Mentors teach and inspire us. They set examples for us to follow, and we benefit from their guidance.
The same is true of mentor texts. These are pieces of writing that we read and analyze so that we can figure out what the writer is doing that is so effective. What moves does the writer make to set a scene, create a mood, or sketch a character? Once we’ve figured that out, we can try those same moves in our own writing. Imitation is the sincerest form of flattery, right?

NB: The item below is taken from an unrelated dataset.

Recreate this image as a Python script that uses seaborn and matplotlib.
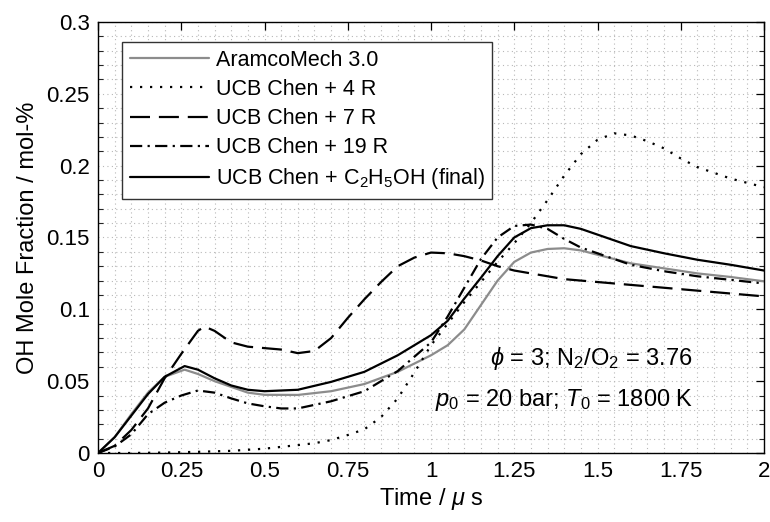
import numpy as np
import pandas as pd
import matplotlib
matplotlib.use("Agg")
import matplotlib.pyplot as plt
from matplotlib.ticker import MultipleLocator, FuncFormatter
import seaborn as sns

# ---------------- data ----------------
t_aramco = [0, 0.05, 0.1, 0.15, 0.2, 0.26, 0.3, 0.35, 0.4, 0.45, 0.5, 0.6, 0.7, 0.8, 0.9,
            1.0, 1.05, 1.1, 1.15, 1.2, 1.25, 1.3, 1.35, 1.4, 1.45, 1.5, 1.6, 1.7, 1.8, 1.9, 2.0]
oh_aramco = [0, 0.011, 0.027, 0.042, 0.053, 0.058, 0.055, 0.050, 0.046, 0.042, 0.0405, 0.0404,
             0.043, 0.048, 0.0565, 0.068, 0.075, 0.086, 0.103, 0.120, 0.133, 0.1395, 0.142,
             0.1425, 0.141, 0.138, 0.132, 0.1285, 0.125, 0.1225, 0.1195]

t_4r = [0, 0.1, 0.2, 0.3, 0.4, 0.5, 0.6, 0.65, 0.7, 0.75, 0.8, 0.85, 0.9, 0.95, 1.0, 1.05,
        1.1, 1.15, 1.2, 1.25, 1.3, 1.35, 1.4, 1.45, 1.5, 1.55, 1.6, 1.65, 1.7, 1.75, 1.8,
        1.85, 1.9, 1.95, 2.0]
oh_4r = [0, 0.0, 0.0003, 0.0008, 0.0015, 0.003, 0.0055, 0.0068, 0.009, 0.0125, 0.0165,
         0.025, 0.038, 0.056, 0.075, 0.090, 0.105, 0.119, 0.133, 0.146, 0.160, 0.176, 0.193,
         0.208, 0.218, 0.2225, 0.221, 0.217, 0.212, 0.205, 0.199, 0.195, 0.191, 0.188, 0.185]

t_7r = [0, 0.05, 0.1, 0.15, 0.2, 0.25, 0.3, 0.32, 0.35, 0.4, 0.45, 0.5, 0.55, 0.6, 0.65,
        0.7, 0.75, 0.8, 0.85, 0.9, 0.95, 1.0, 1.05, 1.1, 1.15, 1.2, 1.25, 1.3, 1.4, 1.5,
        1.6, 1.7, 1.8, 1.9, 2.0]
oh_7r = [0, 0.005, 0.016, 0.031, 0.052, 0.069, 0.085, 0.088, 0.085, 0.077, 0.074, 0.073,
         0.072, 0.0695, 0.071, 0.080, 0.094, 0.107, 0.119, 0.130, 0.136, 0.1395, 0.139,
         0.137, 0.134, 0.130, 0.127, 0.125, 0.121, 0.119, 0.117, 0.115, 0.113, 0.111, 0.109]

t_19r = [0, 0.05, 0.1, 0.15, 0.2, 0.25, 0.3, 0.35, 0.4, 0.45, 0.5, 0.55, 0.6, 0.7, 0.8,
         0.9, 1.0, 1.05, 1.1, 1.15, 1.2, 1.25, 1.3, 1.35, 1.4, 1.45, 1.5, 1.6, 1.7, 1.8,
         1.9, 2.0]
oh_19r = [0, 0.0045, 0.013, 0.027, 0.035, 0.040, 0.0435, 0.042, 0.038, 0.0345, 0.0325,
          0.031, 0.031, 0.036, 0.043, 0.057, 0.077, 0.095, 0.115, 0.135, 0.150, 0.158,
          0.159, 0.156, 0.149, 0.143, 0.139, 0.131, 0.1265, 0.123, 0.1205, 0.118]

t_final = [0, 0.05, 0.1, 0.15, 0.2, 0.26, 0.3, 0.35, 0.4, 0.45, 0.5, 0.6, 0.7, 0.8, 0.9,
           1.0, 1.05, 1.1, 1.15, 1.2, 1.25, 1.3, 1.35, 1.4, 1.45, 1.5, 1.6, 1.7, 1.8, 1.9, 2.0]
oh_final = [0, 0.011, 0.026, 0.041, 0.053, 0.0605, 0.058, 0.052, 0.047, 0.044, 0.043, 0.044,
            0.0495, 0.0565, 0.068, 0.082, 0.092, 0.1075, 0.122, 0.137, 0.150, 0.1565, 0.1585,
            0.1585, 0.156, 0.152, 0.144, 0.139, 0.1345, 0.131, 0.127]

labels = ["AramcoMech 3.0", "UCB Chen + 4 R", "UCB Chen + 7 R", "UCB Chen + 19 R",
          "UCB Chen + C$_2$H$_5$OH (final)"]
xticks = [0, 0.25, 0.5, 0.75, 1, 1.25, 1.5, 1.75, 2]
yticks = [0, 0.05, 0.1, 0.15, 0.2, 0.25, 0.3]

# ---------------- style ----------------
sns.set_theme(style="white")
plt.rcParams["font.family"] = ["Liberation Sans", "DejaVu Sans"]
plt.rcParams["mathtext.fontset"] = "custom"
plt.rcParams["mathtext.rm"] = "Liberation Sans"
plt.rcParams["mathtext.it"] = "Liberation Sans:italic"
plt.rcParams["mathtext.bf"] = "Liberation Sans:bold"
plt.rcParams["text.color"] = "black"
plt.rcParams["axes.labelcolor"] = "black"

fig = plt.figure(figsize=(7.7, 5.22), dpi=100)
ax = fig.add_axes([0.1273, 0.1322, 0.8649, 0.8257])
ax.set_facecolor("white")

series = [
    (t_aramco, oh_aramco, "#8c8c8c", "-"),
    (t_4r, oh_4r, "black", (0, (1, 3.5))),
    (t_7r, oh_7r, "black", (0, (9.0, 4.0))),
    (t_19r, oh_19r, "black", (0, (5.5, 2.4, 1.0, 2.4))),
    (t_final, oh_final, "black", "-"),
]

for (tt, yy, col, ls), lab in zip(series, labels):
    df = pd.DataFrame({"t": tt, "oh": yy})
    sns.lineplot(data=df, x="t", y="oh", ax=ax, color=col, linestyle=ls,
                 linewidth=1.6, label=lab, estimator=None, sort=False)

ax.set_xlim(0, 2)
ax.set_ylim(0, 0.3)
ax.set_xticks(xticks)
ax.set_yticks(yticks)
ax.xaxis.set_major_formatter(FuncFormatter(lambda v, p: f"{v:g}"))
ax.yaxis.set_major_formatter(FuncFormatter(lambda v, p: f"{v:g}"))
ax.xaxis.set_minor_locator(MultipleLocator(0.05))
ax.yaxis.set_minor_locator(MultipleLocator(0.01))

ax.grid(which="both", linestyle=(0, (1, 3)), color="#b8b8b8", linewidth=0.8)
ax.set_axisbelow(True)

ax.tick_params(axis="both", which="major", direction="in", length=6, width=0.9,
               top=True, right=True, labelsize=16, colors="black", pad=6)
ax.tick_params(axis="y", which="minor", direction="in", length=3.5, width=0.8,
               left=True, right=True)
ax.tick_params(axis="x", which="minor", length=0)
for sp in ax.spines.values():
    sp.set_color("black")
    sp.set_linewidth(1.0)
    sp.set_visible(True)

ax.set_xlabel("Time / $\\mu$ s", fontsize=17, labelpad=3, color="black")
ax.set_ylabel("OH Mole Fraction / mol-%", fontsize=17, labelpad=5, color="black")

ax.text(1.48, 0.066, "$\\phi$ = 3; N$_2$/O$_2$ = 3.76", fontsize=17,
        ha="center", va="center")
ax.text(1.40, 0.037, "$p_{\\mathit{0}}$ = 20 bar; $T_{\\mathit{0}}$ = 1800 K", fontsize=17,
        ha="center", va="center")

leg = ax.legend(loc="upper left", bbox_to_anchor=(0.036, 0.953), fontsize=15.5,
                handlelength=3.7, handletextpad=0.3, labelspacing=0.38,
                borderpad=0.35, fancybox=False, framealpha=1, edgecolor="#333333",
                borderaxespad=0)
leg.get_frame().set_linewidth(1.0)

fig.savefig("out.png", dpi=100, facecolor="white")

In some of our blog posts this week, you’ll notice us giving credit to Suzanne Collins and Gayle Forman for inspiring our writing. The following passages were lifted from the first chapters of The Hunger Games and If I Stay:
Sitting at Prim’s knees, guarding her, is the world’s ugliest cat. Mashed-in nose, half of one ear missing, eyes the color of rotting squash. Prim named him Buttercup, insisting that his muddy yellow coat matched the bright flower. He hates me. Or at least distrusts me. Even though it was years ago, I think he still remembers how I tried to drown him in a bucket when Prim brought him home. Scrawny kitten, belly swollen with worms, crawling with fleas. The last thing I needed was another mouth to feed. But Prim begged so hard, cried even, I had to let him stay. It turned out okay. My mother got rid of the vermin and he’s a born mouser. Even catches the occasional rat. Sometimes, when I clean a kill, I feed Buttercup the entrails. He has stopped hissing at me.
Entrails. No hissing. This is the closest we will ever come to love.
Suzanne Collins, The Hunger Games
You wouldn’t expect the radio to work afterward. But it does.
The car is eviscerated. The impact of a four-ton pickup truck going sixty miles an hour plowing straight into the passenger side had the force of an atom bomb. It tore off the doors, sent the front-side passenger seat through the driver’s-side window. It flipped the chassis, bouncing it across the road and ripped the engine apart as if it were no stronger than a spiderweb. It tossed wheels and hubcaps deep into the forest. It ignited bits of the gas tank, so that now tiny flames lap at the wet road.
And there was so much noise. A symphony of grinding, a chorus of popping, an aria of exploding, and finally, the sad clapping of hard metal cutting into soft trees. Then it went quiet, except for this: Beethoven’s Cello Sonata no. 3, still playing. The car radio somehow still is attached to a battery and so Beethoven is broadcasting into the once-again tranquil February morning.
Gayle Forman, If I Stay
What do YOU see in these passages? What are the writers doing to help you hear, feel, see and understand what is being described? We’re learning to recognize and name writer’s craft, and we’re starting to apply our new understanding in our own writing.